* Task instructions *
Begin with the first line and repeat exactly through the line containing "change_pct = -1.93"; leave every image out.

* Data *
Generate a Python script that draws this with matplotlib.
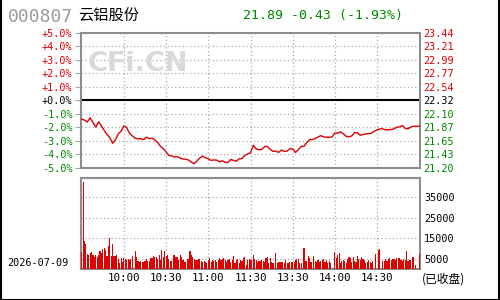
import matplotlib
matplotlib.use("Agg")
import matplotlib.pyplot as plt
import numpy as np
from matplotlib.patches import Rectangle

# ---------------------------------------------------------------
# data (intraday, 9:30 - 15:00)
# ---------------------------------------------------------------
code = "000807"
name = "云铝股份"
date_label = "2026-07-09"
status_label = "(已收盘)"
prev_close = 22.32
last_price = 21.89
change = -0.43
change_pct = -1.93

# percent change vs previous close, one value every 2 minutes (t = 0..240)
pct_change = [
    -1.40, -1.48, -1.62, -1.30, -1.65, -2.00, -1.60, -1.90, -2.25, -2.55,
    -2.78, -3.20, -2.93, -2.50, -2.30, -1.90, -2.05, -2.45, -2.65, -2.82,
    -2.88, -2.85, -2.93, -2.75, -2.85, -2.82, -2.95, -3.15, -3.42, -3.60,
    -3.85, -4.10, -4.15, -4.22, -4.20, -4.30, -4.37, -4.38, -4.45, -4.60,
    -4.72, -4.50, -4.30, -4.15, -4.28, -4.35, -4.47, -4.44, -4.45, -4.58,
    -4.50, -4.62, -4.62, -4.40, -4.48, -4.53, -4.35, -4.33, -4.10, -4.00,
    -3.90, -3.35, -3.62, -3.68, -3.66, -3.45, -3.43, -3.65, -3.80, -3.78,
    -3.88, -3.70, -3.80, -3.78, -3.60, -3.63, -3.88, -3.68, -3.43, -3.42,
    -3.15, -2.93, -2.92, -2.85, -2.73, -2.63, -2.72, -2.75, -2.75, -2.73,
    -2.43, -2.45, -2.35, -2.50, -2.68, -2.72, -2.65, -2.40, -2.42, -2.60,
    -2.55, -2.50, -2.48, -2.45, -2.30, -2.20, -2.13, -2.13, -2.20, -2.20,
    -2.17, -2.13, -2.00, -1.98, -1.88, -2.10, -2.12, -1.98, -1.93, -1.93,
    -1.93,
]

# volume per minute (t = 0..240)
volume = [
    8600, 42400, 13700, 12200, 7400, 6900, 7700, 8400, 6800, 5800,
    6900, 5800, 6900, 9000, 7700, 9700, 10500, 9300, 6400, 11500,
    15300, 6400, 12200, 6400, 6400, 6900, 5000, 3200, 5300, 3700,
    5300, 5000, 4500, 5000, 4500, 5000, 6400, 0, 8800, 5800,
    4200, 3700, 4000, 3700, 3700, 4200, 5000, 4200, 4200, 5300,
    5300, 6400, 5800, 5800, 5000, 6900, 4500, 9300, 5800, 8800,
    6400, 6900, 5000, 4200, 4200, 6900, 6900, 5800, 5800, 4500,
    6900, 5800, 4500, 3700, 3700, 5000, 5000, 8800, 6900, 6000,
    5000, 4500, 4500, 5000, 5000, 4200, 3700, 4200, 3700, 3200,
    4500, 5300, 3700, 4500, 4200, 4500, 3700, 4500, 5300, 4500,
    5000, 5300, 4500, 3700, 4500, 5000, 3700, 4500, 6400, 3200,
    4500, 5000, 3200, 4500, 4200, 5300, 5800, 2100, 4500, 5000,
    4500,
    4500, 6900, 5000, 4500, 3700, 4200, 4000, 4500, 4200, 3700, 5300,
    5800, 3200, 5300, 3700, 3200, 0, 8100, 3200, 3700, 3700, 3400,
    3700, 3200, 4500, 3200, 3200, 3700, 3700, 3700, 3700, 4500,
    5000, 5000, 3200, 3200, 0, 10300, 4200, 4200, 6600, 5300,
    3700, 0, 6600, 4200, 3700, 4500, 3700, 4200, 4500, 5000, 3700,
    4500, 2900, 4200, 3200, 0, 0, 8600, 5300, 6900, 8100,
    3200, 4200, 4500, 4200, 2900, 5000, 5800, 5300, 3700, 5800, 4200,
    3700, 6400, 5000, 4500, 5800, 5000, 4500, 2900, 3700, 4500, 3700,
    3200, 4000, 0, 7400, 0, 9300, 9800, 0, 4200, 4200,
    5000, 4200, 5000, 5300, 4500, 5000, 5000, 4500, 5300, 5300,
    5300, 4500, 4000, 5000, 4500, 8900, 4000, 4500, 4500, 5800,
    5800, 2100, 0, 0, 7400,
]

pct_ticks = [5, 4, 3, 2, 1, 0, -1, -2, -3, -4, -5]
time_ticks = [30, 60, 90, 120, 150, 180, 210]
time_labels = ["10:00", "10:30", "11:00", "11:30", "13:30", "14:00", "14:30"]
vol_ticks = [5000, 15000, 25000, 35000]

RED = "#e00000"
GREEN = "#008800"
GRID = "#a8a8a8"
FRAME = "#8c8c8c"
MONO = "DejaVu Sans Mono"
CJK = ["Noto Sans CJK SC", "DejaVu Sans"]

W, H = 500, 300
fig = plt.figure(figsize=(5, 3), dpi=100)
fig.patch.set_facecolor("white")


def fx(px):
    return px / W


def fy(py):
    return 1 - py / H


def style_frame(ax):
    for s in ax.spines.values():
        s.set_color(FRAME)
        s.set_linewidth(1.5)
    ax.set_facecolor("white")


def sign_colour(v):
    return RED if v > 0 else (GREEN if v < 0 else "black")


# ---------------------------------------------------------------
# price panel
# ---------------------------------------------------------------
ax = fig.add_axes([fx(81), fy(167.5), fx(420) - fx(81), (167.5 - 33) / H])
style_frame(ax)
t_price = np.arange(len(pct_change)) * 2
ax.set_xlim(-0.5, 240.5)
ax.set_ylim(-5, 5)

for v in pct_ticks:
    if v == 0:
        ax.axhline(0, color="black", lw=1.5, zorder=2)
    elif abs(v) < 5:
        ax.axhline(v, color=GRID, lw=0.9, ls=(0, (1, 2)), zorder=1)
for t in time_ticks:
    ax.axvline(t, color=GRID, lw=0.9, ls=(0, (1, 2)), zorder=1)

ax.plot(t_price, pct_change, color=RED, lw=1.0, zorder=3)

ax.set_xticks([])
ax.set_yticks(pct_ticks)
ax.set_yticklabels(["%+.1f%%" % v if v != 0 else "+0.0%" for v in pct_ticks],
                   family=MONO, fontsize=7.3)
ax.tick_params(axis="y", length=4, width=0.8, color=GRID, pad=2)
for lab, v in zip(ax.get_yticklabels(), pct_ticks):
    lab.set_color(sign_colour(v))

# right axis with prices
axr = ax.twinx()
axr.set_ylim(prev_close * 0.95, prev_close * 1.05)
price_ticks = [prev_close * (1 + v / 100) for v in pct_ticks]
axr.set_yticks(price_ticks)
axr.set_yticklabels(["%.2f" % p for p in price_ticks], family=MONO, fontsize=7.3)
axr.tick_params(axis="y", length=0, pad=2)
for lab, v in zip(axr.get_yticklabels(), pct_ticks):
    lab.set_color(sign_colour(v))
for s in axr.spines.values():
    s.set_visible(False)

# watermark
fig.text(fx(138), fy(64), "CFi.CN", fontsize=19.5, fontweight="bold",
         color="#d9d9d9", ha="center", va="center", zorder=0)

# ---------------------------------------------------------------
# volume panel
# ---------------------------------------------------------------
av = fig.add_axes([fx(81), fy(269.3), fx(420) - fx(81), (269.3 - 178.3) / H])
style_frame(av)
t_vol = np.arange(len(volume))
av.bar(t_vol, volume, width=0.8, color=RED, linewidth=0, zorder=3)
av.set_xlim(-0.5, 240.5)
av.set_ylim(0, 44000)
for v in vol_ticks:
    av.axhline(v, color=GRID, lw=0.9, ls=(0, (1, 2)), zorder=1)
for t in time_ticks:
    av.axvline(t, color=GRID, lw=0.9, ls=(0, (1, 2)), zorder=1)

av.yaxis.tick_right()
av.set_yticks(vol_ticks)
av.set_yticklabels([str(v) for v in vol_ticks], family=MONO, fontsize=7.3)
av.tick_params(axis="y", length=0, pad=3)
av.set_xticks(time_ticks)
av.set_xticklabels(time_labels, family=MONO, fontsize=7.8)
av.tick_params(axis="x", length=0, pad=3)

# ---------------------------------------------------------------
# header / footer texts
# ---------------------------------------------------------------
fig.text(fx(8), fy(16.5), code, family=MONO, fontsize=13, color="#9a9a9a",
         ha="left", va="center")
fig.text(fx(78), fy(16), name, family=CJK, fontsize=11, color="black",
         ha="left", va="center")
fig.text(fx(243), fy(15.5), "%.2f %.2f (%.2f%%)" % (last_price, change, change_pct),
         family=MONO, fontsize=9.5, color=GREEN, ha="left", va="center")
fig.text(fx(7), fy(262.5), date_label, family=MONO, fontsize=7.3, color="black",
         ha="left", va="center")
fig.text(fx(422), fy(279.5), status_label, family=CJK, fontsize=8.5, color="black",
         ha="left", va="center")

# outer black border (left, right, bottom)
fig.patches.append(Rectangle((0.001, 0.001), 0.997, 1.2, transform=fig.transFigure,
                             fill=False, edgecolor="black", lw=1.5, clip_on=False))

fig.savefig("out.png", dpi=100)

* Solved problem *
Generate a Python script that draws this with matplotlib.
import matplotlib
matplotlib.use("Agg")
import matplotlib.pyplot as plt
import numpy as np
from matplotlib.patches import Rectangle

# ---------------------------------------------------------------
# data (intraday, 9:30 - 15:00)
# ---------------------------------------------------------------
code = "000807"
name = "云铝股份"
date_label = "2026-07-09"
status_label = "(已收盘)"
prev_close = 22.32
last_price = 21.89
change = -0.43
change_pct = -1.93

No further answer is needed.